Tbilisi, DFWatch – Georgia’s Black Sea coast is among the European regions which are at the highest risk of a Zika virus outbreak during late spring and summer, a statement made by the World Health Organisation (WHO) reads.
Zika virus is spread by mosquitos of Aedes genus, whose representative Aedes aegypti can be found in western Georgia. They can be easily identified by distinctive black and white markings on their body and legs.
The virus causes an infection called Zika fever. Although it often causes no or only mild symptoms, such as fever, joint pain, and rash, and usually lasts less than seven days, it has been linked to microcephaly in babies who were exposed to the virus during pregnancy and to Guillain–Barré syndrome in adults. The virus can also be transmitted sexually and by blood transfusions.
Zika fever can’t be prevented by medications or vaccines. In February, the WHO declared a global health emergency over the Zika virus.
Other European regions at high risk of an outbreak are the Russian coast of the Black Sea and the Portuguese island of Madeira. Other European countries have moderate to no likelihood of an outbreak.

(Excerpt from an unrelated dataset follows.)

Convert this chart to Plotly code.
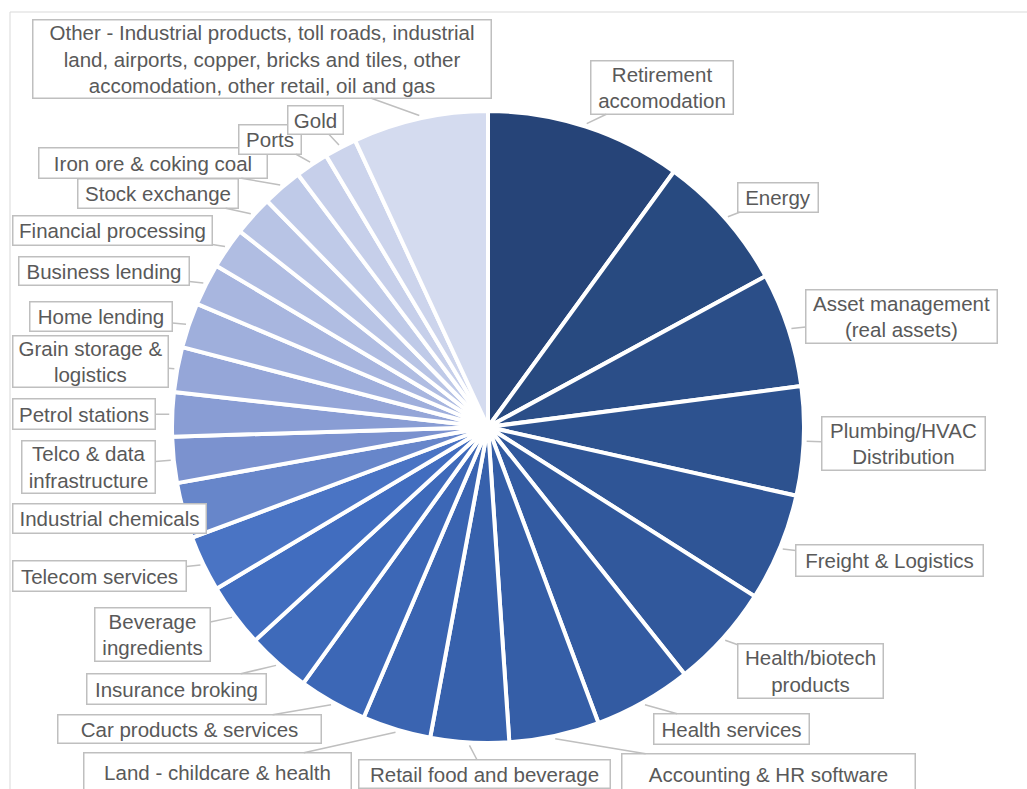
import math
import plotly.graph_objects as go

W, H = 1027, 789

# ---------------- data ----------------
categories = [
    "Retirement accomodation", "Energy", "Asset management (real assets)",
    "Plumbing/HVAC Distribution", "Freight & Logistics", "Health/biotech products",
    "Health services", "Accounting & HR software", "Retail food and beverage",
    "Land - childcare & health", "Car products & services", "Insurance broking",
    "Beverage ingredients", "Telecom services", "Industrial chemicals",
    "Telco & data infrastructure", "Petrol stations", "Grain storage & logistics",
    "Home lending", "Business lending", "Financial processing", "Stock exchange",
    "Iron ore & coking coal", "Ports", "Gold",
    "Other - Industrial products, toll roads, industrial land, airports, copper, bricks and tiles, other accomodation, other retail, oil and gas",
]
values = [10.0, 7.05, 5.85, 5.55, 5.5, 5.3, 5.0, 4.6, 4.0, 3.5, 3.5, 3.25, 3.25, 2.85,
          2.85, 2.35, 2.25, 2.3, 2.3, 2.15, 2.1, 2.05, 2.05, 1.7, 1.65, 6.9]
display_labels = [
    "Retirement<br>accomodation", "Energy", "Asset management<br>(real assets)",
    "Plumbing/HVAC<br>Distribution", "Freight & Logistics", "Health/biotech<br>products",
    "Health services", "Accounting & HR software", "Retail food and beverage",
    "Land - childcare & health", "Car products & services", "Insurance broking",
    "Beverage<br>ingredients", "Telecom services", "Industrial chemicals",
    "Telco & data<br>infrastructure", "Petrol stations", "Grain storage &<br>logistics",
    "Home lending", "Business lending", "Financial processing", "Stock exchange",
    "Iron ore & coking coal", "Ports", "Gold",
    "Other - Industrial products, toll roads, industrial<br>land, airports, copper, bricks and tiles, other<br>accomodation, other retail, oil and gas",
]

# ---------------- styles / layout ----------------
colors = ['#264478', '#284a80', '#2b4e88', '#2d528f', '#2f5596', '#31589c', '#335ba2',
          '#355ea7', '#3761ac', '#3a64b1', '#3c67b6', '#3e6aba', '#416dbf', '#4a74c4',
          '#6786ca', '#7b92cf', '#899dd4', '#95a6d8', '#9fafdc', '#a8b6df', '#b0bde2',
          '#b8c4e5', '#bfcae8', '#c6cfea', '#ccd4ec', '#d4dbef']

# label boxes: left, top, right, bottom (pixels)
boxes = [
    (590, 60, 734, 115), (737, 182, 819, 213), (805, 289, 998, 344),
    (821, 416, 986, 471), (795, 544, 984, 577), (737, 643, 884, 699),
    (653, 713, 810, 745), (621, 753, 916, 795), (358, 759, 611, 789),
    (83, 752, 352, 792), (57, 714, 322, 744), (86, 673, 267, 705),
    (94, 607, 211, 662), (12, 560, 187, 592), (12, 503, 207, 534),
    (21, 440, 156, 494), (12, 398, 156, 430), (12, 335, 169, 388),
    (29, 301, 173, 332), (18, 256, 190, 286), (12, 215, 213, 246),
    (77, 178, 239, 209), (38, 147, 268, 179), (238, 124, 302, 155),
    (287, 105, 344, 135), (32, 19, 492, 99),
]

CX, CY, R = 488, 427, 316

fig = go.Figure(go.Pie(
    labels=categories, values=values, sort=False, direction="clockwise", rotation=0,
    marker=dict(colors=colors, line=dict(color="white", width=4)),
    textinfo="none", hoverinfo="label+percent", showlegend=False,
    domain=dict(x=[(CX - R) / W, (CX + R) / W], y=[(H - CY - R) / H, (H - CY + R) / H]),
))

total = sum(values)
cum = 0.0
annotations = []
BW = 1.5
for lab, v, (l, t, r, b) in zip(display_labels, values, boxes):
    mid = (cum + v / 2) / total * 2 * math.pi
    cum += v
    tr = R + 3
    tx = CX + tr * math.sin(mid)
    ty = CY - tr * math.cos(mid)
    bx, by = (l + r) / 2, (t + b) / 2
    annotations.append(dict(
        x=tx / W, y=1 - ty / H, xref="paper", yref="paper",
        ax=bx - tx, ay=by - ty, axref="pixel", ayref="pixel",
        text=lab, showarrow=True, arrowhead=0, arrowwidth=1.5, arrowcolor="#bfbfbf",
        standoff=0, startstandoff=0,
        width=(r - l) - 2 * BW, height=(b - t) - 2 * BW, borderpad=0,
        bordercolor="#bfbfbf", borderwidth=BW, bgcolor="white",
        align="center", valign="middle",
        font=dict(family="Liberation Sans, Arial, sans-serif", size=20.5, color="#595959"),
    ))

fig.update_layout(
    width=W, height=H, margin=dict(l=0, r=0, t=0, b=0),
    paper_bgcolor="white", plot_bgcolor="white",
    annotations=annotations,
    shapes=[dict(type="rect", xref="paper", yref="paper",
                 x0=10 / W, x1=1.05, y0=-0.05, y1=1 - 12 / H,
                 line=dict(color="#d9d9d9", width=1), layer="below")],
)

fig.write_html("out.html")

The WHO recommends the countries at risk to strengthen vector-control activities to prevent the introduction and spread of mosquitoes, to equip health professionals to detect local transmission of Zika virus early and to report the first case of local transmission, to ensure that the skills and capacity to test for Zika virus or protocols to ship blood samples abroad are in place, to encourage communities to reduce mosquito breeding sites, and to enable people at risk, especially pregnant women, to protect themselves from infection, including through sexual transmission.
In a comment for Liberali, Khatuna Zakhashvili, the head of the Department of Communicable Diseases at the National Center for Disease Control and Public Health (NCDC), said that the risk of spreading Zika virus in Georgia was minimal.
‘Georgia is at a minimal risk of spreading of Zika virus. The carrier mosquito is present in Georgia, but the disease is not. We can talk about an increased risk in the case when we’ll have a person infected by the virus. We receive information from all neighbouring countries. There still hasn’t been a registered case of a Zika infection in any country of the South Caucasus’, Ms Zaskashvili said.